• AIM OF THE EXERCISE
Nothing but the lines from the top of the data to the line holding "from matplotlib.patches import Rectangle" should be printed, word for word and both ends included; leave the pictures out.

[START OF PROVIDED INFORMATION]

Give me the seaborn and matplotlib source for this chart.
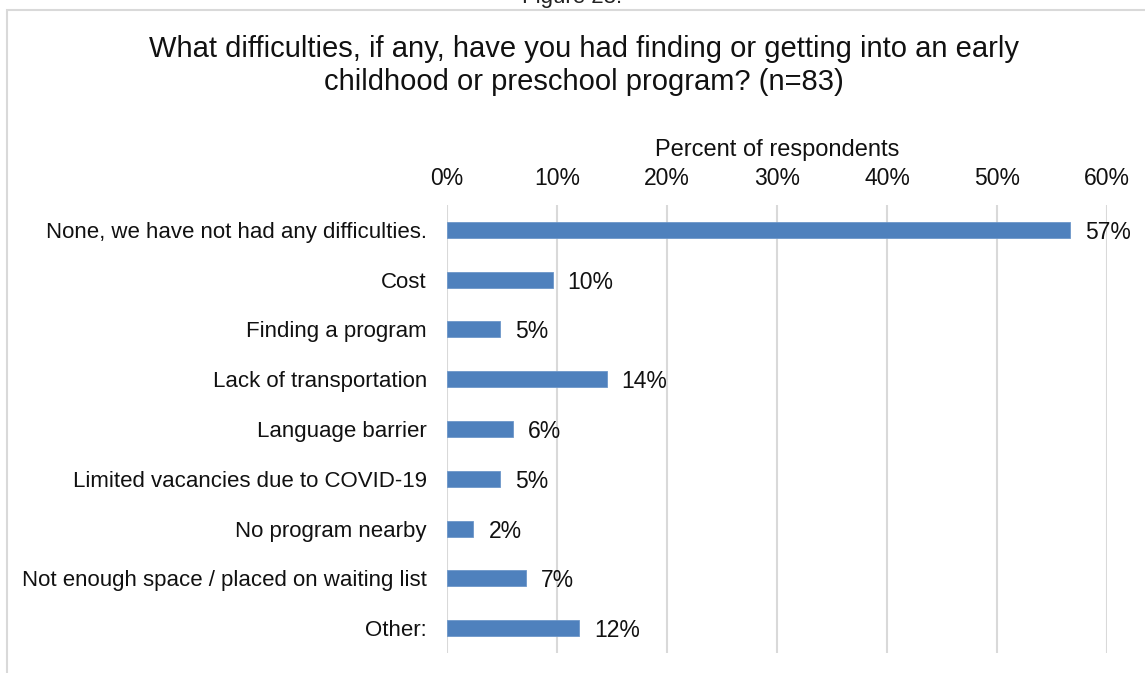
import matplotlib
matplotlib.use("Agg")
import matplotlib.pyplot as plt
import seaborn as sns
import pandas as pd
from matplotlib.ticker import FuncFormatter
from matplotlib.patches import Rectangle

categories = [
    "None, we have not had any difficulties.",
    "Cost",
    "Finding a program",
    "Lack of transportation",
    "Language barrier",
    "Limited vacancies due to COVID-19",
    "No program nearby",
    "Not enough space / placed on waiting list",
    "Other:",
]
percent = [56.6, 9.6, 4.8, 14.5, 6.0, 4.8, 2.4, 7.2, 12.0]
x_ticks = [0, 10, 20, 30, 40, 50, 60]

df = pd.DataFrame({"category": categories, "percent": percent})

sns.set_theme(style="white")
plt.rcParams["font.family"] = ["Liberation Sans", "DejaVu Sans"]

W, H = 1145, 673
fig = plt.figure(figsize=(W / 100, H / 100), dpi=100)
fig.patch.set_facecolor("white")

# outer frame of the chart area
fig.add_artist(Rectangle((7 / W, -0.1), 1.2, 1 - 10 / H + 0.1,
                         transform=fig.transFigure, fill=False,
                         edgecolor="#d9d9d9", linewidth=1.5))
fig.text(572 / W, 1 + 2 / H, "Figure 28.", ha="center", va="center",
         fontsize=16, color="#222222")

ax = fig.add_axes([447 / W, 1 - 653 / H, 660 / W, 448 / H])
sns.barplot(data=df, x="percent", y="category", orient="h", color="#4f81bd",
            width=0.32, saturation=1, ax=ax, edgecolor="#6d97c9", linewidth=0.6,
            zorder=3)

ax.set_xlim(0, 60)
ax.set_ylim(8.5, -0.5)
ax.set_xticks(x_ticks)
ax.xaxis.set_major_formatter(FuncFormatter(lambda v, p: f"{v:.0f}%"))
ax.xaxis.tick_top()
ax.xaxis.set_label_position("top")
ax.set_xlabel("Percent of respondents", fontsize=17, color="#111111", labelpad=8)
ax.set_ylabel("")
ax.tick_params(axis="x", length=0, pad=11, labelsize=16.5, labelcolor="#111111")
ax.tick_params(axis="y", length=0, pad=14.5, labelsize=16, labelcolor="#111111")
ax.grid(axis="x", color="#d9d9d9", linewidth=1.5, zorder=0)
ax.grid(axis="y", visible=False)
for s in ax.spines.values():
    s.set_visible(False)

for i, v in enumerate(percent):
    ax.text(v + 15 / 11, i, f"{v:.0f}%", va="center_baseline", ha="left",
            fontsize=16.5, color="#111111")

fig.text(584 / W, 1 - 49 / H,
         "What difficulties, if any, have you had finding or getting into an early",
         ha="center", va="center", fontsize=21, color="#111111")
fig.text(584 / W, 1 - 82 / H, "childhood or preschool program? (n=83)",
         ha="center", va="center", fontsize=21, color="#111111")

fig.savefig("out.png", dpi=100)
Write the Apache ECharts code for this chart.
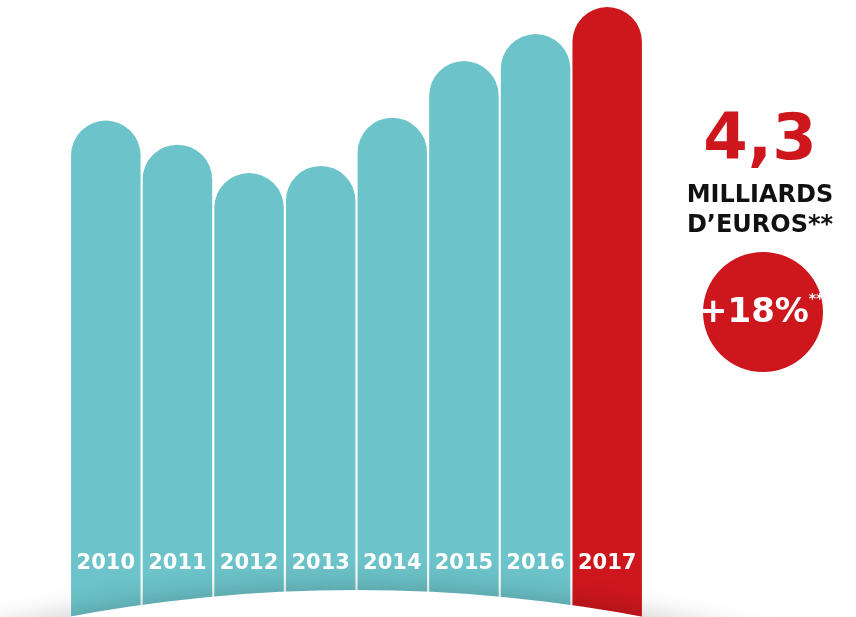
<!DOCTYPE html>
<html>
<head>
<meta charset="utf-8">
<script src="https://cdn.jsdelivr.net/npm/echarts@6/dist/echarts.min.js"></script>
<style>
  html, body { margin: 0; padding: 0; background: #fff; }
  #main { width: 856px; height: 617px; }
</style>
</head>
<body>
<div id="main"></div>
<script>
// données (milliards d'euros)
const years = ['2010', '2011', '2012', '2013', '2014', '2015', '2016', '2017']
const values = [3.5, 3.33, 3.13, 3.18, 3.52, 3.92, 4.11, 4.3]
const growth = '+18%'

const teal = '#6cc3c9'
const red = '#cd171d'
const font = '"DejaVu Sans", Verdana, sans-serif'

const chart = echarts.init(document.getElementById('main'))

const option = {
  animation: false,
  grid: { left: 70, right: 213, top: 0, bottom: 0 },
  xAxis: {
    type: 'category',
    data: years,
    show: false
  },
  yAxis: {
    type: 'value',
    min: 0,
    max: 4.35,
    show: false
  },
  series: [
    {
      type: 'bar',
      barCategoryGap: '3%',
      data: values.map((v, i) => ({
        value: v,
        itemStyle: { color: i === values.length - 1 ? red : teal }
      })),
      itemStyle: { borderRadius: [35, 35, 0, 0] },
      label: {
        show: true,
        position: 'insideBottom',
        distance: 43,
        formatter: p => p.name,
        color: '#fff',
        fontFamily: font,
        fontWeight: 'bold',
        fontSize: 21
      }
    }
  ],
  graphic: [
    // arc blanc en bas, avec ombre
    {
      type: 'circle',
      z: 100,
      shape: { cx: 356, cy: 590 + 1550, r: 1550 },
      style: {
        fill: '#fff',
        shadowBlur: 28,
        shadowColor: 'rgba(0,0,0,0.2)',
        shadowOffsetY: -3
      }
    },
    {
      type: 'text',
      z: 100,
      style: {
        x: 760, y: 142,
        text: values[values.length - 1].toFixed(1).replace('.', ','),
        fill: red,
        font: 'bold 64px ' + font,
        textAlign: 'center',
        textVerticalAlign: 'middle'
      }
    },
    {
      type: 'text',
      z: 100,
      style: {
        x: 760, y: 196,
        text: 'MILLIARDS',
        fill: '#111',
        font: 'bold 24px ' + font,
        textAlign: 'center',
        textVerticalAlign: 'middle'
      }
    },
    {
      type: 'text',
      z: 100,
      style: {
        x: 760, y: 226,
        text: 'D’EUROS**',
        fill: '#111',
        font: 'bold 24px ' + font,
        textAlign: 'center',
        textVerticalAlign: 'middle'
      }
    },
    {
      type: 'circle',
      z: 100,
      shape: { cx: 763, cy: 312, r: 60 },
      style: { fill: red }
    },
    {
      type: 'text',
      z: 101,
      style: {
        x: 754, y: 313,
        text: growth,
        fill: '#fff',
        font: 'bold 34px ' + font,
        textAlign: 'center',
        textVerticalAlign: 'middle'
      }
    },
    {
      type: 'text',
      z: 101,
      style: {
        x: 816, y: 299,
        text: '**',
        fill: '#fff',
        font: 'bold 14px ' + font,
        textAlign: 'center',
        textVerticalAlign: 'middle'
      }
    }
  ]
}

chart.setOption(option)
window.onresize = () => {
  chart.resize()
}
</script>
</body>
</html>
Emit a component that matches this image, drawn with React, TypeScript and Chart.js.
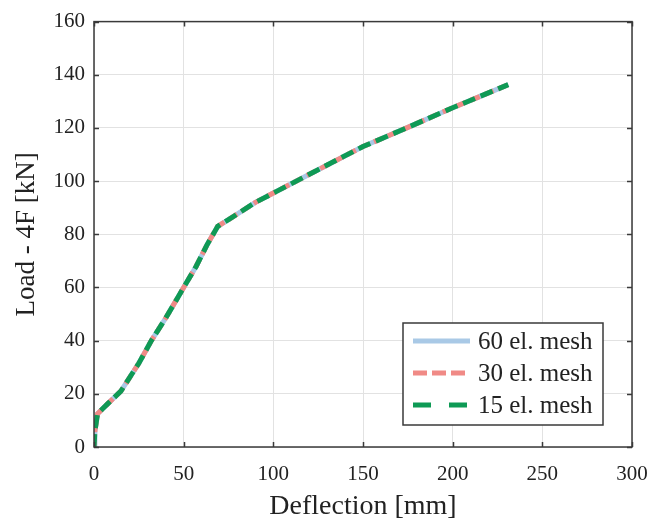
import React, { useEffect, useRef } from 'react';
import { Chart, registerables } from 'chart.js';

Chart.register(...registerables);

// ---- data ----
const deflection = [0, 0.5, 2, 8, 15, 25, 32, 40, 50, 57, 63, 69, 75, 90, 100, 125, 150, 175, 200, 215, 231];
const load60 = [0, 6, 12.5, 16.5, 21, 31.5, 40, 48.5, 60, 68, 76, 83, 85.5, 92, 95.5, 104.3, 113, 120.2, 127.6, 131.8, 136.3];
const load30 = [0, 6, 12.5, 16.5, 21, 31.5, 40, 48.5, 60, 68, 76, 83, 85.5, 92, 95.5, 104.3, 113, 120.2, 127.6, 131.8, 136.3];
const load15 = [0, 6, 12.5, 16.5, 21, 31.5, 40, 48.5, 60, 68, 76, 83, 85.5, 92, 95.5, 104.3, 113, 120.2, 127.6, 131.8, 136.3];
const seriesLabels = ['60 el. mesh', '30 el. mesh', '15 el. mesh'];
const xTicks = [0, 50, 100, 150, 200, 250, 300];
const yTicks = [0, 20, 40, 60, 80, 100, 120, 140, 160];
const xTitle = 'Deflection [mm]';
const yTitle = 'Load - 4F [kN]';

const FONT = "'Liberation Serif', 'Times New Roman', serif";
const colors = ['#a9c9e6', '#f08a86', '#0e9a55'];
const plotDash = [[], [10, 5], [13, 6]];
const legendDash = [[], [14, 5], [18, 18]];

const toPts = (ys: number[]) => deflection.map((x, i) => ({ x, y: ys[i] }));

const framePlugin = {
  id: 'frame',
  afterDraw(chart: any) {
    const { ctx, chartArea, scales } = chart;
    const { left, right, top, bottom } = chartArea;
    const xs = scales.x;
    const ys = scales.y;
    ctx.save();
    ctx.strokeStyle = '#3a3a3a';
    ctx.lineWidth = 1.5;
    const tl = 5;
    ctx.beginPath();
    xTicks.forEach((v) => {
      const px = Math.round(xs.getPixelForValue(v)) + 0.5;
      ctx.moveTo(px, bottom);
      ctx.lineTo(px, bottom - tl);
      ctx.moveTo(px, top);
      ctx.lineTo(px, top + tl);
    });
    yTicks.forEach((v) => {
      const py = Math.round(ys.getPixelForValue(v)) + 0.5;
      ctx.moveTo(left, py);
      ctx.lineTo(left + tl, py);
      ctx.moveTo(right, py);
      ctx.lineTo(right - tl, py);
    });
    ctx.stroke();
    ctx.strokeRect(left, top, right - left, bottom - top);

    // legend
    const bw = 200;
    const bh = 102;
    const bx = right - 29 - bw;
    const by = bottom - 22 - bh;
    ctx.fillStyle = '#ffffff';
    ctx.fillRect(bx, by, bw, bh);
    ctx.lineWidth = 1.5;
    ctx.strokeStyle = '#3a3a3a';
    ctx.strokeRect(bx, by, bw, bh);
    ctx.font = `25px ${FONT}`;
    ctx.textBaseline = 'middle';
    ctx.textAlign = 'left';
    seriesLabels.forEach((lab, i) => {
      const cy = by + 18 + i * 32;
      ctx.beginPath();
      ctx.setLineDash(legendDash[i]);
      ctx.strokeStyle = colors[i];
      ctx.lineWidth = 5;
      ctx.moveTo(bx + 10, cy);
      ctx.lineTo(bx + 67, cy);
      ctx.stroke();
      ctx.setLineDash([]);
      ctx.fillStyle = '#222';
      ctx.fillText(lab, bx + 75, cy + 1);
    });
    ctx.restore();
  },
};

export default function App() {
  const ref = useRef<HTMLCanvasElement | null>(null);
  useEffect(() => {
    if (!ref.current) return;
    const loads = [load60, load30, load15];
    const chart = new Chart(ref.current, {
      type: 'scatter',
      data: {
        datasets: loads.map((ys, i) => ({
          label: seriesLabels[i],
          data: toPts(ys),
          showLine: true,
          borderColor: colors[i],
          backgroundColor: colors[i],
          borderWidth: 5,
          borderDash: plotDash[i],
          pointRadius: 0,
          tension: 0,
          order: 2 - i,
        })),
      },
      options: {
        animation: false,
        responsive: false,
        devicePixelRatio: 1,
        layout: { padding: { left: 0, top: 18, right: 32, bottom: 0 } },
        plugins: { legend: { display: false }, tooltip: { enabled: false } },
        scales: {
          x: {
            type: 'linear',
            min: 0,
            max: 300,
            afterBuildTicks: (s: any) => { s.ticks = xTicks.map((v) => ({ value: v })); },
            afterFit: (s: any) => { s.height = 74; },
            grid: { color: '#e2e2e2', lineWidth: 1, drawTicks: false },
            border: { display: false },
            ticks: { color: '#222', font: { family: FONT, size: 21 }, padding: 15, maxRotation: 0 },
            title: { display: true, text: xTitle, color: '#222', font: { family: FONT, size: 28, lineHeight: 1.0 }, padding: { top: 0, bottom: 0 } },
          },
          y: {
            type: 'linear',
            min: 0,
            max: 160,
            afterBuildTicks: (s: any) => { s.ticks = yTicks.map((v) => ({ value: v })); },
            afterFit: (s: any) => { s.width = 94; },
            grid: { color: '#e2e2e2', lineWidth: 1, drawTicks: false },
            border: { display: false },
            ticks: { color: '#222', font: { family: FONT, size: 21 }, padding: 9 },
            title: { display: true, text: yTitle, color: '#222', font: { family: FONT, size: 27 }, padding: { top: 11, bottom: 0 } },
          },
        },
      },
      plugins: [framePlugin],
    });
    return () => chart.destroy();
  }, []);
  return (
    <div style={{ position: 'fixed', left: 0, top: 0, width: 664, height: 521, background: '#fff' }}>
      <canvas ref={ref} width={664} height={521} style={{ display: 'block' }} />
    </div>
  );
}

[END OF PROVIDED INFORMATION]

• EXERCISE RESULT
Give me the seaborn and matplotlib source for this chart.
import matplotlib
matplotlib.use("Agg")
import matplotlib.pyplot as plt
import seaborn as sns
import pandas as pd
from matplotlib.ticker import FuncFormatter
from matplotlib.patches import Rectangle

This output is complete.